The data package descriptor i.e. datapackage.json file, is expected to be at the root directory of the data package and the path attribute of the package's resources will be resolved relative to it.

You can also load a data package descriptor directly from a Hash:

 descriptor = {
  'resources'=> [
    {
      'name'=> 'example',
      'profile'=> 'tabular-data-resource',
      'data'=> [
        ['height', 'age', 'name'],
        ['180', '18', 'Tony'],
        ['192', '32', 'Jacob'],
      ],
      'schema'=>  {
        'fields'=> [
          {'name'=> 'height', 'type'=> 'integer'},
          {'name'=> 'age', 'type'=> 'integer'},
          {'name'=> 'name', 'type'=> 'string'},
        ],
      }
    }
  ]
}

package = DataPackage::Package.new(descriptor)

There are a set of helper methods for accessing data from the package, e.g:

package.name
package.title
package.description
package.homepage
package.license

Reading Data Resources

A data package must contain an array of Data Resources. You can access the resources in your Data Package either by their name or by their index in the resources array:

first_resource = package.resources[0]
first_resource = package.get_resource('example')
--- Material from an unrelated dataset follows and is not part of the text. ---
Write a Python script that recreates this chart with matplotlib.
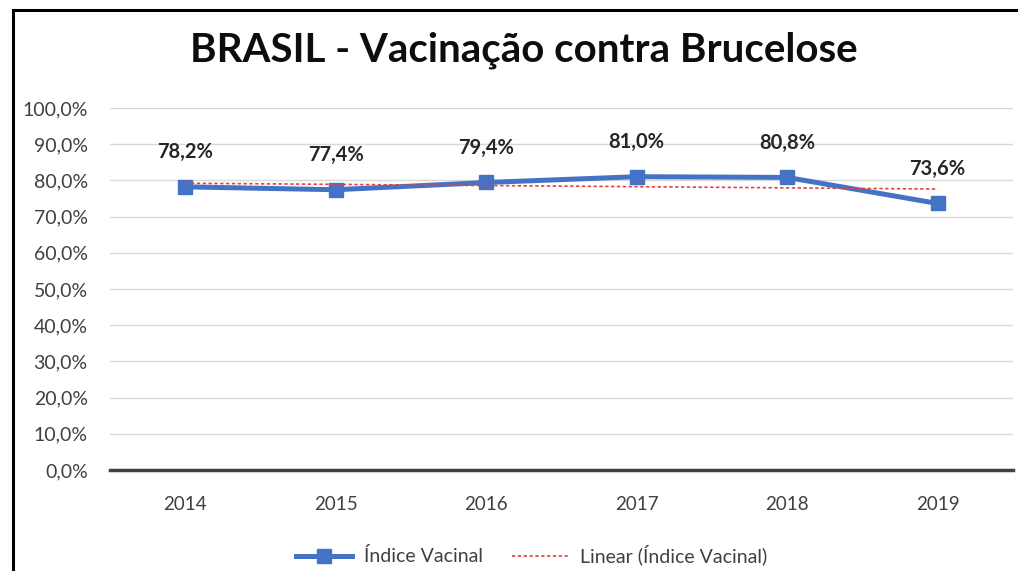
import numpy as np
import matplotlib.pyplot as plt
from matplotlib.lines import Line2D
from matplotlib.ticker import FuncFormatter

anos = ['2014', '2015', '2016', '2017', '2018', '2019']
indice = [78.2, 77.4, 79.4, 81.0, 80.8, 73.6]
y_ticks = [0, 10, 20, 30, 40, 50, 60, 70, 80, 90, 100]

plt.rcParams['font.family'] = ['Lato', 'DejaVu Sans']

fig = plt.figure(figsize=(10.18, 5.71), dpi=100)
ax = fig.add_axes([0.108, 0.177, 0.887, 0.634])

x = np.arange(len(anos))
ax.plot(x, indice, color='#4472C4', linewidth=3.6, marker='s', markersize=10,
        label='Índice Vacinal', zorder=3)

# linear trend
coef = np.polyfit(x, indice, 1)
ax.plot(x, np.polyval(coef, x), color='#E8413C', linestyle=(0, (2, 1.5)),
        linewidth=1.2, label='Linear (Índice Vacinal)', zorder=4)

for xi, v in zip(x, indice):
    ax.annotate(f'{v:.1f}%'.replace('.', ','), (xi, v), xytext=(0, 25),
                textcoords='offset points', ha='center', va='center',
                fontsize=14.5, fontweight='bold', color='#262626')

ax.set_xlim(-0.5, len(anos) - 0.5)
ax.set_ylim(0, 100)
ax.set_xticks(x)
ax.set_xticklabels(anos)
ax.set_yticks(y_ticks)
ax.yaxis.set_major_formatter(FuncFormatter(lambda v, p: f'{v:.1f}%'.replace('.', ',')))
ax.tick_params(axis='both', length=0, labelcolor='#404040')
ax.tick_params(axis='x', pad=19, labelsize=13.5)
ax.tick_params(axis='y', pad=16, labelsize=14)

ax.grid(axis='y', color='#D9D9D9', linewidth=1)
ax.set_axisbelow(True)
for s in ['top', 'right', 'left']:
    ax.spines[s].set_visible(False)
ax.spines['bottom'].set_color('#404040')
ax.spines['bottom'].set_linewidth(2.5)
ax.spines['bottom'].set_zorder(5)

fig.text(0.515, 0.912, 'BRASIL - Vacinação contra Brucelose', ha='center', va='center',
         fontsize=29, fontweight='bold', color='#0D0D0D')

ax.legend(loc='center', bbox_to_anchor=(0.467, -0.235), ncol=2, frameon=False,
          fontsize=14, handlelength=2.9, handletextpad=0.6, columnspacing=1.5,
          labelcolor='#404040')

# outer border
fig.add_artist(Line2D([0.013, 1.0], [0.982, 0.982], transform=fig.transFigure,
                      color='black', linewidth=2.2))
fig.add_artist(Line2D([0.013, 0.013], [0.0, 0.982], transform=fig.transFigure,
                      color='black', linewidth=2.2))

fig.savefig('out.png', dpi=100)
# Get info about the data source of this resource
first_resource.inline?
first_resource.local?
first_resource.remote?
first_resource.multipart?
first_resource.tabular?
first_resource.source

You can then read the source depending on its type. For example if resource is local and not multipart it could by open as a file: File.open(resource.source).

If a resource complies with the Tabular Data Resource spec or uses the tabular-data-resource profile you can read resource rows:

resoure = package.resources[0]
resource.tabular?
resource.headers
resource.schema

# Read the the whole rows at once
data = resource.read
data = resource.read(keyed: true)

# Or iterate through it
data = resource.iter {|row| print row}

See TableSchema documentation for other things you can do with tabular resource.

Creating a Data Package

package = DataPackage::Package.new

# Add package properties
package.name = 'my_sleep_duration'

# Add a resource
package.add_resource(
  {
    'name'=> 'sleep_durations_this_week',
    'data'=> [7, 8, 5, 6, 9, 7, 8],
  }
)

If the resource is valid it will be added to the resources array of the Data Package; if it's invalid it will not be added and you should try creating and validating your resource to see why it fails.

# Update a resource
my_resource = package.get_resource('sleep_durations_this_week')
my_resource['schema'] = {
  'fields'=> [
    {'name'=> 'number_hours', 'type'=> 'integer'},
  ]
}

# Save the Data Package descriptor to the target file
package.save('datapackage.json')

# Remove a resource
package.remove_resource('sleep_durations_this_week')

Profiles

Data Package and Data Resource descriptors can be validated against JSON schemas that we call profiles.

By default, this gem uses the standard Data Package profile and Data Resource profile but alternative profiles are available for both.

According to the specs the value of the profile property can be either a URL or an indentifier from the registry.

Profiles in the local cache

The profiles from the registry come bundled with the gem. You can reference them in your Data Package descriptor by their identifier in the registry:

{
  "profile": "tabular-data-package"
}

Profiles from elsewhere

If you have a custom profile schema you can reference it by its URL:

{
  "profile": "https://specs.frictionlessdata.io/schemas/tabular-data-package.json"
}

Validation

Data Resources and Data Packages are validated against their profiles to ensure they respect the expected structure.

Validating a Resource

descriptor = {
  'name'=> 'incorrect name',
  'path'=> 'https://cdn.rawgit.com/frictionlessdata/datapackage-rb/master/spec/fixtures/test-pkg/test.csv',
}
resource = DataPackage::Resource.new(descriptor, base_path='')

# Returns true if resource is valid, false otherwise
resource.valid?

# Returns true or raises DataPackage::ValidationError
resource.validate

# Iterate through validation errors
resource.iter_errors{ |err| p err}

Validating a Package

The same methods used to check the validity of a Resource - valid?, validate and iter_errors- are also available for a Package. The difference is that after a Package descriptor is validated against its profile, each of its resources are also validated against their profile.

In order for a Package to be valid all its Resources have to be valid.

Developer notes

These notes are intended to help people that want to contribute to this package itself. If you just want to use it, you can safely ignore them.

After checking out the repo, run bundle to install dependencies. Then, run rake spec to run the tests.

To install this gem onto your local machine, run bundle exec rake install. To release a new version, update the version number in version.rb, and then run bundle exec rake release, which will create a git tag for the version, push git commits and tags, and push the .gem file to rubygems.org.

Updating the local schemas cache

We cache the local schemas from https://specs.frictionlessdata.io/schemas/registry.json. The local schemas should be kept up to date with the remote ones using:

rake update_profiles